Your output must consist solely of the lines from the "Give me the" line through the "import * as echarts from 'echarts';" line, exactly as written, without images.

◆ ◆ ◆ ◆ ◆

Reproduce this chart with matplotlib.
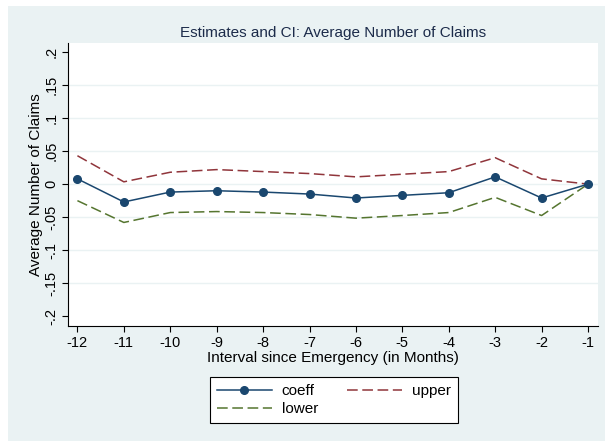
import matplotlib
matplotlib.use("Agg")
import matplotlib.pyplot as plt
from matplotlib.patches import Rectangle
from matplotlib.lines import Line2D

plt.rcParams['font.family'] = ['Liberation Sans', 'DejaVu Sans']

# Event-study estimates and confidence bounds
months = [-12, -11, -10, -9, -8, -7, -6, -5, -4, -3, -2, -1]
coeff = [0.008, -0.027, -0.012, -0.010, -0.012, -0.015, -0.021, -0.017, -0.013, 0.011, -0.021, 0.0]
upper = [0.043, 0.0035, 0.018, 0.022, 0.019, 0.016, 0.011, 0.015, 0.019, 0.040, 0.008, 0.0]
lower = [-0.025, -0.058, -0.043, -0.0415, -0.043, -0.046, -0.0515, -0.0475, -0.043, -0.020, -0.0475, 0.0]

yticks = [-0.2, -0.15, -0.1, -0.05, 0, 0.05, 0.1, 0.15, 0.2]
ytick_labels = ['-.2', '-.15', '-.1', '-.05', '0', '.05', '.1', '.15', '.2']

BG = '#eaf2f3'
NAVY = '#1a476f'
MAROON = '#90353b'
OLIVE = '#55752f'

fig = plt.figure(figsize=(6.05, 4.41), dpi=100)
fig.patch.set_facecolor('white')
fig.patches.append(Rectangle((8 / 605, 0), 1 - 8 / 605, 1 - 6 / 441,
                             transform=fig.transFigure, facecolor=BG,
                             edgecolor='none', zorder=-10))

ax = fig.add_axes([68 / 605, 1 - 326 / 441, (598 - 68) / 605, (326 - 43) / 441])
ax.set_facecolor('white')

for y in yticks[1:-1]:
    ax.axhline(y, color=BG, lw=1.0, zorder=0)

ax.plot(months, upper, color=MAROON, lw=1.1, dashes=(7, 3), zorder=2)
ax.plot(months, lower, color=OLIVE, lw=1.1, dashes=(7, 3), zorder=2)
ax.plot(months, coeff, color=NAVY, lw=1.1, marker='o', markersize=5.5, zorder=3)

ax.set_xlim(-12.203, -0.785)
ax.set_ylim(-0.2147, 0.2136)
ax.set_xticks(months)
ax.set_xticklabels([str(m) for m in months])
ax.set_yticks(yticks)
ax.set_yticklabels(ytick_labels, rotation=90, va='center')

for s in ['top', 'right']:
    ax.spines[s].set_visible(False)
for s in ['left', 'bottom']:
    ax.spines[s].set_color('black')
    ax.spines[s].set_linewidth(0.8)
ax.tick_params(axis='both', direction='out', length=4, width=0.8,
               labelsize=10.5, colors='black', pad=3)

ax.set_title('Estimates and CI: Average Number of Claims', fontsize=11,
             color='#1c2b4a', pad=4)
ax.set_xlabel('Interval since Emergency (in Months)', fontsize=11, labelpad=1)
ax.set_ylabel('Average Number of Claims', fontsize=11, labelpad=1)

handles = [
    Line2D([], [], color=NAVY, lw=1.1, marker='o', markersize=5.5),
    Line2D([], [], color=OLIVE, lw=1.1, dashes=(7, 3)),
    Line2D([], [], color=MAROON, lw=1.1, dashes=(7, 3)),
]
labels = ['coeff', 'lower', 'upper']
leg = fig.legend(handles, labels, ncol=2, loc='upper left',
                 bbox_to_anchor=(210 / 605, 1 - 377 / 441), borderaxespad=0,
                 fontsize=11, frameon=True, fancybox=False,
                 edgecolor='black', facecolor='white', framealpha=1,
                 handlelength=3.6, handletextpad=0.65, columnspacing=1.9,
                 labelspacing=0.3, borderpad=0.45)
leg.get_frame().set_linewidth(0.8)

fig.savefig('out.png', dpi=100, facecolor=fig.get_facecolor())
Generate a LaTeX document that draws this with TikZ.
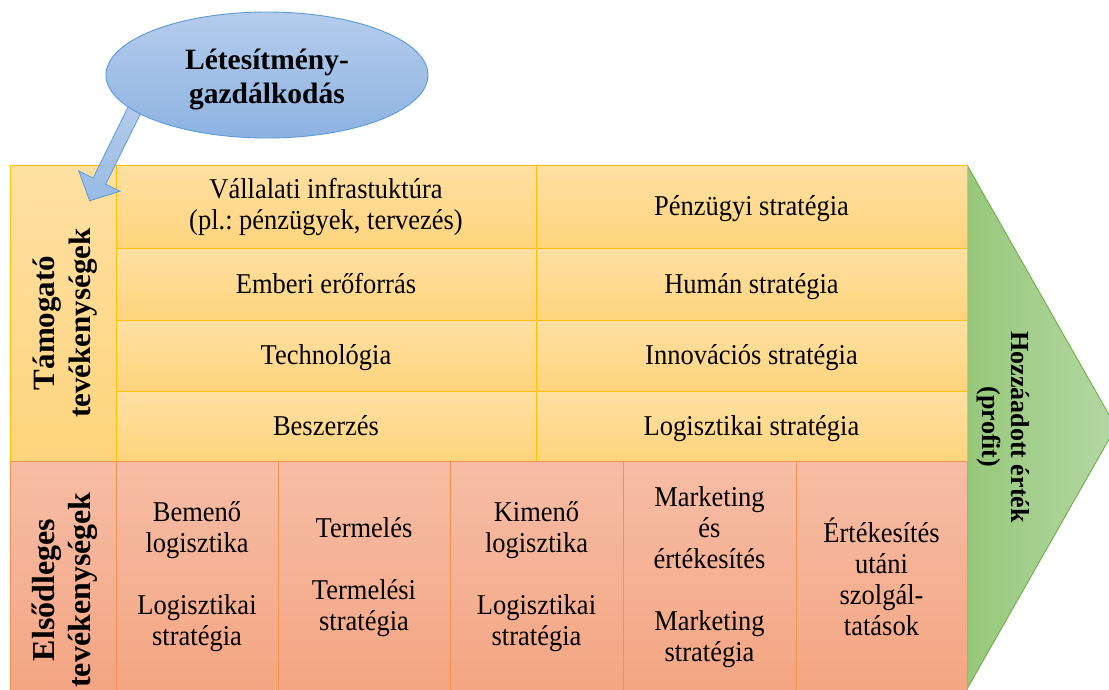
\documentclass[tikz,border=0pt]{standalone}
\usepackage{fontspec}
\setmainfont{Liberation Serif}[FakeStretch=0.923]
\newfontfamily\labelfont{Liberation Serif}
\usetikzlibrary{shapes.geometric}
\frenchspacing

\definecolor{ytop}{HTML}{FFE0A4}
\definecolor{ybot}{HTML}{FFD47C}
\definecolor{yborder}{HTML}{FFC000}
\definecolor{ptop}{HTML}{F6BDA6}
\definecolor{pbot}{HTML}{F4A582}
\definecolor{pborder}{HTML}{F2914A}
\definecolor{gleft}{HTML}{97C87A}
\definecolor{gright}{HTML}{B4D7A4}
\definecolor{gborder}{HTML}{70AD47}
\definecolor{etop}{HTML}{B5CCEC}
\definecolor{ebot}{HTML}{8DB3E2}
\definecolor{eborder}{HTML}{5B9BD5}

\begin{document}
\begin{tikzpicture}[x=1pt,y=-1pt,
  txt/.style={font=\fontsize{28.7}{31}\selectfont, align=center, text=black},
  oneline/.style={text height=24pt, text depth=6pt},
  ycell/.style={draw=yborder, line width=0.9pt, top color=ytop, bottom color=ybot,
                inner sep=0pt, txt},
  pcell/.style={draw=pborder, line width=0.9pt, top color=ptop, bottom color=pbot,
                inner sep=0pt, txt},
  sidelabel/.style={font=\labelfont\bfseries\fontsize{31}{36}\selectfont, align=center,
                rotate=90, inner sep=0pt},
]
\clip (0,0) rectangle (1109,689);

% value-added arrow on the right
\path[draw=gborder, line width=0.9pt, left color=gleft, right color=gright]
  (967,165) -- (1116,427) -- (967,689) -- (967,700) -- cycle;
\node[font=\labelfont\bfseries\fontsize{26}{29}\selectfont, align=center, rotate=-90]
  (profit) at (1003,427) {Hozzáadott érték\\(profit)};

% support activities: side label
\node[ycell, minimum width=106pt, minimum height=296pt] (supp) at (63,313) {};
\node[sidelabel] (supplabel) at (65,323) {Támogató\\tevékenységek};

% support activities: rows
\node[ycell, minimum width=420pt, minimum height=83pt] (r1l) at (326,206.5)
  {Vállalati infrastuktúra\\(pl.: pénzügyek, tervezés)};
\node[ycell, oneline, minimum width=431pt, minimum height=83pt] (r1r) at (751.5,206.5)
  {Pénzügyi stratégia};
\node[ycell, oneline, minimum width=420pt, minimum height=72pt] (r2l) at (326,284)
  {Emberi erőforrás};
\node[ycell, oneline, minimum width=431pt, minimum height=72pt] (r2r) at (751.5,284)
  {Humán stratégia};
\node[ycell, oneline, minimum width=420pt, minimum height=71pt] (r3l) at (326,355.5)
  {Technológia};
\node[ycell, oneline, minimum width=431pt, minimum height=71pt] (r3r) at (751.5,355.5)
  {Innovációs stratégia};
\node[ycell, oneline, minimum width=420pt, minimum height=70pt] (r4l) at (326,426)
  {Beszerzés};
\node[ycell, oneline, minimum width=431pt, minimum height=70pt] (r4r) at (751.5,426)
  {Logisztikai stratégia};

% primary activities: side label
\node[pcell, minimum width=106pt, minimum height=232pt] (prim) at (63,577) {};
\node[sidelabel, font=\labelfont\bfseries\fontsize{32}{36}\selectfont] (primlabel)
  at (65,590) {Elsődleges\\tevékenységek};

% primary activities: columns
\node[pcell, minimum width=162pt, minimum height=232pt] (c1) at (197,577)
  {Bemenő\\logisztika\\[31pt]Logisztikai\\stratégia};
\node[pcell, minimum width=172pt, minimum height=232pt] (c2) at (364,577)
  {Termelés\\[31pt]Termelési\\stratégia};
\node[pcell, minimum width=173pt, minimum height=232pt] (c3) at (536.5,577)
  {Kimenő\\logisztika\\[31pt]Logisztikai\\stratégia};
\node[pcell, minimum width=173pt, minimum height=232pt] (c4) at (709.5,577)
  {Marketing\\és\\értékesítés\\[31pt]Marketing\\stratégia};
\node[pcell, minimum width=171pt, minimum height=232pt] (c5) at (881.5,577)
  {Értékesítés\\utáni\\szolgál-\\tatások};

% block arrow from the facility management bubble
\path[draw=eborder, line width=0.8pt, top color=etop, bottom color=ebot!90!white]
  (144.2,106.1) -- (105.7,184.2) -- (120.0,191.3) -- (89.6,200.8)
  -- (78.8,170.9) -- (93.1,178.0) -- (131.6,99.9) -- cycle;

% facility management bubble
\node[ellipse, draw=eborder, line width=0.9pt, top color=etop, bottom color=ebot,
      minimum width=322pt, minimum height=126pt, inner sep=0pt] (fm) at (267,75) {};
\node[font=\labelfont\bfseries\fontsize{29.5}{34}\selectfont, align=center, inner sep=0pt]
  (fmtext) at (267,80) {Létesítmény-\\gazdálkodás};
\end{tikzpicture}
\end{document}
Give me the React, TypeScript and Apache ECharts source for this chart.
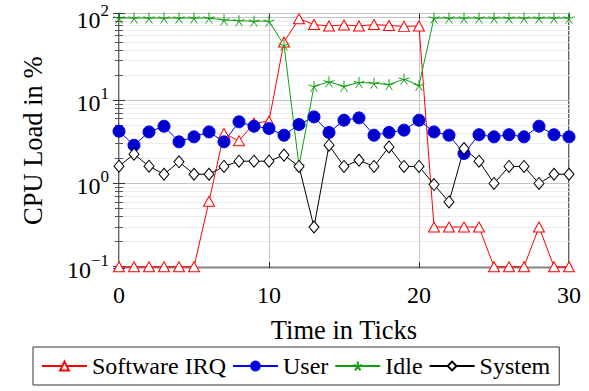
import { useEffect, useRef } from 'react';
import * as echarts from 'echarts';

const ticks = [0, 1, 2, 3, 4, 5, 6, 7, 8, 9, 10, 11, 12, 13, 14, 15, 16, 17, 18, 19, 20, 21, 22, 23, 24, 25, 26, 27, 28, 29, 30];
const softwareIrq = [0.1, 0.1, 0.1, 0.1, 0.1, 0.1, 0.61, 3.98, 3.25, 5.3, 5.6, 50, 95, 81, 78, 80, 78, 81, 79, 77, 78, 0.3, 0.3, 0.3, 0.3, 0.1, 0.1, 0.1, 0.3, 0.1, 0.1];
const user = [4.24, 2.88, 4.16, 4.87, 3.16, 3.63, 4.16, 3.16, 5.5, 4.87, 4.57, 3.8, 5.1, 6.3, 4.1, 5.75, 6.13, 3.8, 4.1, 4.37, 5.75, 4.16, 3.8, 2.29, 3.85, 3.63, 3.85, 3.63, 4.87, 3.85, 3.63];
const idle = [97, 97, 97, 97, 97, 97, 97, 92, 90, 89, 89, 46, 1.63, 14.7, 16.6, 14.7, 16.3, 16, 15.4, 17.9, 15.1, 97, 97, 97, 97, 97, 97, 97, 97, 97, 97];
const system = [1.61, 2.25, 1.61, 1.29, 1.82, 1.29, 1.29, 1.6, 1.85, 1.85, 1.85, 2.19, 1.6, 0.3, 2.88, 1.6, 1.9, 1.6, 2.75, 1.6, 1.6, 0.97, 0.6, 2.63, 1.85, 1.0, 1.6, 1.6, 1.0, 1.29, 1.29];
const xTickLabels = ['0', '10', '20', '30'];
const seriesNames = ['Software IRQ', 'User', 'Idle', 'System'];

const FONT = 'Liberation Serif';
const STAR = 'path://M0,0L0,-10M0,0L9.51,-3.09M0,0L5.88,8.09M0,0L-5.88,8.09M0,0L-9.51,-3.09';

const pair = (vals: number[]) => ticks.map((t, i) => [t, vals[i]]);

export default function App() {
  const ref = useRef<HTMLDivElement>(null);
  useEffect(() => {
    const chart = echarts.init(ref.current!, undefined, { renderer: 'svg' });
    const yLabel = (v: number) => {
      const l = Math.log10(v);
      const e = Math.round(l);
      if (Math.abs(l - e) > 1e-6) return '';
      return `{b|10}{s|${e < 0 ? '\u2212' + -e : e}}`;
    };
    const yCommon = {
      type: 'log' as const,
      logBase: 10,
      min: 0.0965,
      max: 110,
      axisLine: { show: false },
      axisTick: { show: true, inside: true, length: 6, lineStyle: { color: '#333' } },
      minorTick: { show: true, splitNumber: 9, length: 4, lineStyle: { color: '#555' } },
    };
    chart.setOption({
      animation: false,
      textStyle: { fontFamily: FONT },
      grid: { left: 119, right: 20, top: 13.5, bottom: 123, show: true, borderColor: '#000', borderWidth: 1.2, backgroundColor: 'transparent' },
      xAxis: [
        {
          type: 'value', min: 0, max: 30, interval: 10,
          name: 'Time in Ticks', nameLocation: 'middle', nameGap: 48,
          nameTextStyle: { fontFamily: FONT, fontSize: 26.5, color: '#000' },
          axisLine: { show: false },
          axisTick: { show: true, inside: true, length: 6, lineStyle: { color: '#333' } },
          axisLabel: { fontFamily: FONT, fontSize: 24, color: '#000', margin: 15, formatter: (v: number) => xTickLabels[v / 10] ?? '' },
          splitLine: { show: true, lineStyle: { color: '#c4c4c4', width: 1 } },
        },
        {
          type: 'value', min: 0, max: 30, interval: 10, position: 'top',
          axisLine: { show: false },
          axisTick: { show: true, inside: true, length: 6, lineStyle: { color: '#333' } },
          axisLabel: { show: false },
          splitLine: { show: false },
        },
      ],
      yAxis: [
        {
          ...yCommon,
          name: 'CPU Load in %', nameLocation: 'middle', nameGap: 73, nameRotate: 90,
          nameTextStyle: { fontFamily: FONT, fontSize: 26.5, color: '#000' },
          axisLabel: {
            margin: 10,
            formatter: yLabel,
            rich: {
              b: { fontFamily: FONT, fontSize: 24, color: '#000', lineHeight: 30, verticalAlign: 'bottom' },
              s: { fontFamily: FONT, fontSize: 17, color: '#000', lineHeight: 17, verticalAlign: 'top' },
            },
          },
          splitLine: { show: true, lineStyle: { color: '#c4c4c4', width: 1 } },
          minorSplitLine: { show: true, lineStyle: { color: '#ececec', width: 1 } },
        },
        {
          ...yCommon,
          position: 'right',
          axisLabel: { show: false },
          splitLine: { show: false },
          minorSplitLine: { show: false },
        },
      ],
      legend: {
        left: 33, top: 347,
        data: seriesNames,
        padding: [7, 9, 7, 8],
        itemGap: 6,
        itemWidth: 45,
        itemHeight: 11,
        borderColor: '#333', borderWidth: 1, borderRadius: 0,
        textStyle: { fontFamily: FONT, fontSize: 24, color: '#000' },
      },
      series: [
        {
          name: seriesNames[0], type: 'line', data: pair(softwareIrq),
          symbol: 'triangle', symbolSize: [11, 10],
          lineStyle: { color: '#ff0000', width: 1 },
          itemStyle: { color: '#fff', borderColor: '#ff0000', borderWidth: 1 },
        },
        {
          name: seriesNames[1], type: 'line', data: pair(user),
          symbol: 'circle', symbolSize: 12,
          lineStyle: { color: '#0000ff', width: 1 },
          itemStyle: { color: '#0000cc', borderColor: '#0000ff', borderWidth: 1 },
        },
        {
          name: seriesNames[2], type: 'line', data: pair(idle),
          symbol: STAR, symbolSize: 11,
          lineStyle: { color: '#10a010', width: 1 },
          itemStyle: { color: 'rgba(0,0,0,0)', borderColor: '#10a010', borderWidth: 1 },
        },
        {
          name: seriesNames[3], type: 'line', data: pair(system),
          symbol: 'diamond', symbolSize: [10, 12],
          lineStyle: { color: '#000', width: 1 },
          itemStyle: { color: '#fff', borderColor: '#000', borderWidth: 1 },
        },
      ],
    });
    return () => chart.dispose();
  }, []);
  return <div ref={ref} style={{ position: 'absolute', left: 0, top: 0, width: 589, height: 391 }} />;
}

◆ ◆ ◆ ◆ ◆

Full output:
Give me the React, TypeScript and Apache ECharts source for this chart.
import { useEffect, useRef } from 'react';
import * as echarts from 'echarts';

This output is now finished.